Analysing and assessing the financial strength of an institution, be it a bank, a corporate or a sovereign, requires more than just relying on credit ratings. For some time now Credit Default Swaps (CDS) have been used as an additional indicator of risk alongside other measures, and one determined by supply and demand rather than a single rating agency’s view of an entity’s creditworthiness.
Within our credit advice, we use CDS for exactly that reason, to be able to see at any given time how financial markets perceive the risk of the institutions we monitor, both in absolute and relative terms. But apart from being used in our analysis, what are CDS and what are they used for?
In essence, a CDS is an insurance policy whereby one party wishing to reduce their credit risk enters a contract with another party who agrees to provide protection against that risk. The majority of CDS are written on the debt/bonds issued by corporate borrowers, but they can be written against portfolios of loans, mortgages, or other debt securities.
As part of the CDS contract the buyer agrees to make a series of payments to the seller over the life of the contract on the promise that if a default occurs the seller will compensate the buyer for the loss. The perceived risk of loss is captured in the CDS ‘spread’ (quoted in basis points) with a higher figure representing a higher degree of risk and a lower figure representing lower risk.
A CDS on one specific borrower (i.e. a particular bank) is known as a single-name CDS, within which the contract states the name of the borrower, called the ‘reference entity’ and the ‘reference obligation’, which is typically a particular debt instrument being covered, and usually is a senior unsecured obligation (clients will see this as the ‘S’ in our bail-in analysis).
Each CDS contract specifies a notional amount, representing the amount of protection being bought. For example, if an organisation is holding £10 million of a specific bank’s senior bonds, a CDS can be bought for that amount. The contract will also specify a maturity date, typically within the range of 1 to 10 years, with 5 years being the most common and actively traded maturity (and what we use in our analysis).
The periodic payment made by the CDS buyer to the seller is based on the spread. Conceptually, the spread is similar to the credit spread on bonds whereby the spread of one over another (i.e. between a UK bank and the UK sovereign) reflects the compensation required for bearing the higher risk of the former against the latter. Using our example of the £10m contract, if the CDS spread is 100bp (i.e. 1%), the buyer will pay £100,000 each year for the protection.

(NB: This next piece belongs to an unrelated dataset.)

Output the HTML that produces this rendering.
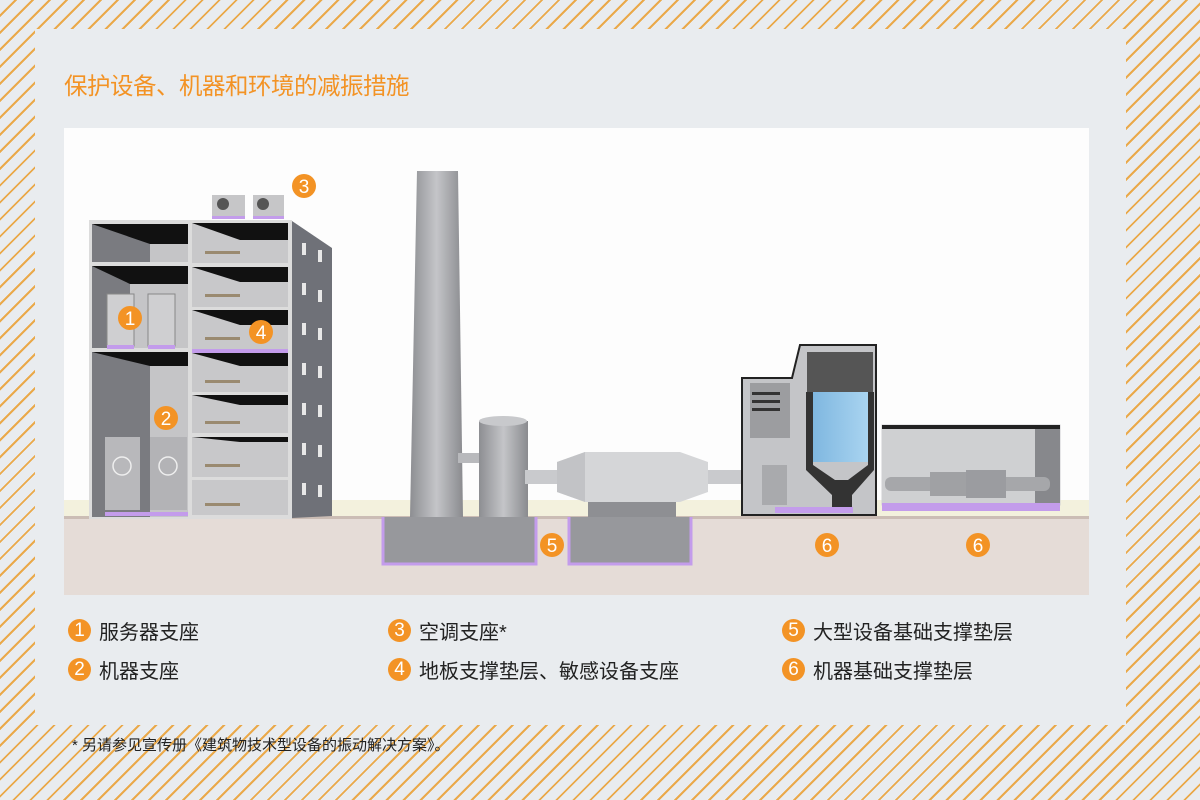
<!DOCTYPE html>
<html><head><meta charset="utf-8"><style>
html,body{margin:0;padding:0}
body{width:1200px;height:800px;overflow:hidden;position:relative;background-color:#e9ecef;
background-image:repeating-linear-gradient(-45deg,#e9ecef 0px,#e9ecef 10px,#eaa94a 10px,#eaa94a 12px);font-family:"Liberation Sans","Noto Sans CJK SC",sans-serif}
.panel{position:absolute;left:35px;top:29px;width:1091px;height:696px;background:#e9ecef}
.title{position:absolute;left:64px;top:67px;font-size:23.5px;color:#f39325;letter-spacing:-0.5px}
.leg{position:absolute;font-size:20px;color:#222;display:flex;align-items:center}
.num{display:inline-block;width:23px;height:23px;border-radius:50%;background:#f39325;color:#fff;font-size:19px;line-height:24px;text-align:center;margin-right:8px}
.foot{position:absolute;left:72px;top:734px;font-size:15px;color:#222}
</style></head><body>
<div class="panel"></div>
<div class="title">保护设备、机器和环境的减振措施</div>
<svg style="position:absolute;left:0;top:0" width="1200" height="800">
<defs>
<linearGradient id="cyl" x1="0" x2="1"><stop offset="0" stop-color="#8d8e92"/><stop offset="0.5" stop-color="#c4c5c8"/><stop offset="1" stop-color="#8a8b8f"/></linearGradient>
<linearGradient id="blue" x1="0" x2="1"><stop offset="0" stop-color="#7fb7e0"/><stop offset="1" stop-color="#a9d4f0"/></linearGradient>
</defs>
<rect x="64" y="128" width="1025" height="467" fill="#fdfdfd"/>
<rect x="64" y="500" width="1025" height="17" fill="#f3f1dd"/>
<rect x="64" y="516" width="1025" height="79" fill="#e5dcd7"/>
<rect x="64" y="516" width="1025" height="3" fill="#cbbdb5"/>
<rect x="89" y="220" width="203" height="299" fill="#dcdcdc"/>
<polygon points="292,221 332,248 332,516 292,518" fill="#6f7178"/>
<g fill="#e8e8e8">
<rect x="302" y="243" width="4" height="12"/><rect x="318" y="250" width="4" height="12"/>
<rect x="302" y="283" width="4" height="12"/><rect x="318" y="290" width="4" height="12"/>
<rect x="302" y="323" width="4" height="12"/><rect x="318" y="328" width="4" height="12"/>
<rect x="302" y="363" width="4" height="12"/><rect x="318" y="366" width="4" height="12"/>
<rect x="302" y="403" width="4" height="12"/><rect x="318" y="405" width="4" height="12"/>
<rect x="302" y="443" width="4" height="12"/><rect x="318" y="445" width="4" height="12"/>
<rect x="302" y="483" width="4" height="12"/><rect x="318" y="485" width="4" height="12"/>
</g>
<rect x="92" y="224" width="96" height="38" fill="#7a7b80"/><polygon points="92,224 188,224 188,244 150,244" fill="#111"/><rect x="150" y="244" width="38" height="18" fill="#c5c5c7"/>
<rect x="92" y="266" width="96" height="82" fill="#7a7b80"/><polygon points="92,266 188,266 188,284 130,284" fill="#111"/><rect x="130" y="284" width="58" height="64" fill="#c5c5c7"/>
<rect x="107" y="294" width="27" height="52" fill="#cfcfd1" stroke="#888" stroke-width="1"/><rect x="148" y="294" width="27" height="52" fill="#cfcfd1" stroke="#888"/>
<rect x="92" y="352" width="96" height="165" fill="#7a7b80"/><polygon points="92,352 188,352 188,366 150,366" fill="#111"/><rect x="150" y="366" width="38" height="151" fill="#c5c5c7"/>
<rect x="105" y="437" width="35" height="73" fill="#b8b8bb"/><rect x="150" y="437" width="37" height="73" fill="#b3b3b6"/>
<circle cx="122" cy="466" r="9" fill="none" stroke="#eee" stroke-width="1.5"/><circle cx="168" cy="466" r="9" fill="none" stroke="#eee" stroke-width="1.5"/>
<g>
<rect x="192" y="223" width="96" height="40" fill="#c8c8ca"/><polygon points="192,223 288,223 288,240 240,240" fill="#111"/>
<rect x="192" y="267" width="96" height="40" fill="#c8c8ca"/><polygon points="192,267 288,267 288,282 240,282" fill="#111"/>
<rect x="192" y="310" width="96" height="40" fill="#c8c8ca"/><polygon points="192,310 288,310 288,325 240,325" fill="#111"/>
<rect x="192" y="353" width="96" height="39" fill="#c8c8ca"/><polygon points="192,353 288,353 288,366 240,366" fill="#111"/>
<rect x="192" y="395" width="96" height="38" fill="#c8c8ca"/><polygon points="192,395 288,395 288,405 240,405" fill="#111"/>
<rect x="192" y="437" width="96" height="40" fill="#c8c8ca"/><polygon points="192,437 288,437 288,442 240,442" fill="#111"/>
<rect x="192" y="480" width="96" height="35" fill="#c8c8ca"/>
</g>
<g fill="#9a8a70"><rect x="205" y="251" width="35" height="3"/><rect x="205" y="294" width="35" height="3"/><rect x="205" y="337" width="35" height="3"/><rect x="205" y="380" width="35" height="3"/><rect x="205" y="421" width="35" height="3"/><rect x="205" y="464" width="35" height="3"/><rect x="205" y="503" width="35" height="3"/></g>
<rect x="212" y="195" width="33" height="23" fill="#c6c6c8"/><rect x="253" y="195" width="31" height="23" fill="#c6c6c8"/>
<circle cx="223" cy="204" r="6" fill="#555"/><circle cx="263" cy="204" r="6" fill="#555"/>
<g fill="#c39ceb">
<rect x="212" y="216" width="33" height="3"/><rect x="253" y="216" width="31" height="3"/>
<rect x="107" y="345" width="27" height="4"/><rect x="148" y="345" width="27" height="4"/>
<rect x="192" y="349" width="96" height="4"/>
<rect x="105" y="512" width="83" height="4"/>
</g>
<polygon points="417,171 458,171 463,517 410,517" fill="url(#cyl)"/>
<rect x="458" y="453" width="24" height="10" fill="#b8b9bc"/>
<rect x="479" y="421" width="49" height="96" fill="url(#cyl)"/><ellipse cx="503" cy="421" rx="24" ry="5" fill="#c8c9cc"/>
<rect x="525" y="470" width="35" height="14" fill="#c9cacd"/>
<polygon points="557,462 585,452 680,452 708,462 708,492 680,502 585,502 557,492" fill="#d5d6d8"/>
<polygon points="557,462 585,452 585,502 557,492" fill="#c2c3c6"/>
<rect x="588" y="502" width="88" height="15" fill="#8e8f93"/>
<rect x="708" y="470" width="36" height="14" fill="#c9cacd"/>
<rect x="383" y="517" width="153" height="47" fill="#97989c"/>
<rect x="569" y="517" width="122" height="47" fill="#97989c"/>
<path d="M383,517 V564 H536 V517" fill="none" stroke="#c39ceb" stroke-width="3"/>
<path d="M569,517 V564 H691 V517" fill="none" stroke="#c39ceb" stroke-width="3"/>
<polygon points="742,378 792,378 800,345 876,345 876,515 742,515" fill="#c4c5c8" stroke="#222" stroke-width="2"/>
<rect x="807" y="352" width="66" height="40" fill="#555"/>
<rect x="813" y="392" width="55" height="70" fill="url(#blue)"/>
<polygon points="806,392 813,392 813,465 835,480 848,480 868,465 868,392 874,392 874,470 852,495 852,510 832,510 832,495 806,470" fill="#333"/>
<rect x="750" y="383" width="40" height="55" fill="#9c9da0"/><g fill="#333"><rect x="752" y="392" width="28" height="3"/><rect x="752" y="400" width="28" height="3"/><rect x="752" y="408" width="28" height="3"/></g>
<rect x="762" y="465" width="25" height="40" fill="#a9aaad"/>
<rect x="775" y="507" width="78" height="6" fill="#c39ceb"/>
<rect x="882" y="425" width="178" height="80" fill="#cfd0d2" stroke="#cfd0d2"/>
<rect x="882" y="425" width="178" height="4" fill="#222"/>
<rect x="1035" y="429" width="25" height="76" fill="#87888c"/>
<rect x="885" y="477" width="165" height="14" rx="6" fill="#a6a7aa"/>
<rect x="930" y="472" width="45" height="24" fill="#a0a1a4"/><rect x="966" y="470" width="40" height="28" fill="#9b9ca0"/>
<rect x="882" y="503" width="178" height="8" fill="#c39ceb"/>
<g fill="#f39325"><circle cx="304" cy="186" r="12"/><circle cx="130" cy="318" r="12"/><circle cx="261" cy="332" r="12"/><circle cx="166" cy="418" r="12"/><circle cx="552" cy="545" r="12"/><circle cx="827" cy="545" r="12"/><circle cx="978" cy="545" r="12"/></g>
<g fill="#fff" font-size="19" text-anchor="middle" font-family="Liberation Sans,sans-serif">
<text x="304" y="193">3</text><text x="130" y="325">1</text><text x="261" y="339">4</text><text x="166" y="425">2</text><text x="552" y="552">5</text><text x="827" y="552">6</text><text x="978" y="552">6</text></g>
</svg>
<div class="leg" style="left:68px;top:616px"><span class="num">1</span>服务器支座</div>
<div class="leg" style="left:68px;top:655px"><span class="num">2</span>机器支座</div>
<div class="leg" style="left:388px;top:616px"><span class="num">3</span>空调支座*</div>
<div class="leg" style="left:388px;top:655px"><span class="num">4</span>地板支撑垫层、敏感设备支座</div>
<div class="leg" style="left:782px;top:616px"><span class="num">5</span>大型设备基础支撑垫层</div>
<div class="leg" style="left:782px;top:655px"><span class="num">6</span>机器基础支撑垫层</div>
<div class="foot">* 另请参见宣传册《建筑物技术型设备的振动解决方案》。</div>
</body></html>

Convention is now for CDS contracts to have fixed standardised coupons, with 1% typically used for investment grade companies (or index) and 5% for high yield. As not all investment grade or high yield grade companies carry equivalent risk, the standard coupon may be too high or too low, with any discrepancy captured by an upfront payment/premium. Where the standard coupon is too low, the buyer will pay the upfront premium to the seller, and vice versa if the standard rate is too high. The amount to be paid/received is based on the present value of the spread minus the present value of the fixed coupon.
As a traded instrument, a CDS has a value that fluctuates over time as the credit risk of the reference entity changes, offering the potential to unwind the position to capture a gain or realise a loss. However, assuming the buyer does not trade the CDS and is holding it until maturity purely to mitigate credit risk, one of three general ‘credit events’ must usually happen for the contract to pay out, namely bankruptcy, failure to pay, or restructuring.
Once the credit event has occurred, settlement can either be made physically, involving actual delivery of an appropriate debt instrument in exchange for the notional amount of the contract, or as a cash settlement from seller to buyer, with the latter being most common.
While many buyers of CDS use them a risk mitigation tools to hedge an underlying credit exposure, they can also be used for speculation where a party has no exposure to the reference entity, but simply has a view of the perceived creditworthiness of the entity and seeks to profit from either an improvement or deterioration in credit quality. Such a position is referred to as a naked CDS and has caused controversy in regulatory or political circles. For naked buyers of CDS, where a deterioration in credit quality is expected, this is one of the reasons the instruments courted such controversy during the global financial crisis of 2007-08 as investors holding these benefitted from the misery that was caused to many around the world at the time.
Although the CDS market is much smaller than it was before the global financial crisis, it remains a large and very liquid market, allowing a highly efficient means of managing and trading credit risk to a variety of market participants.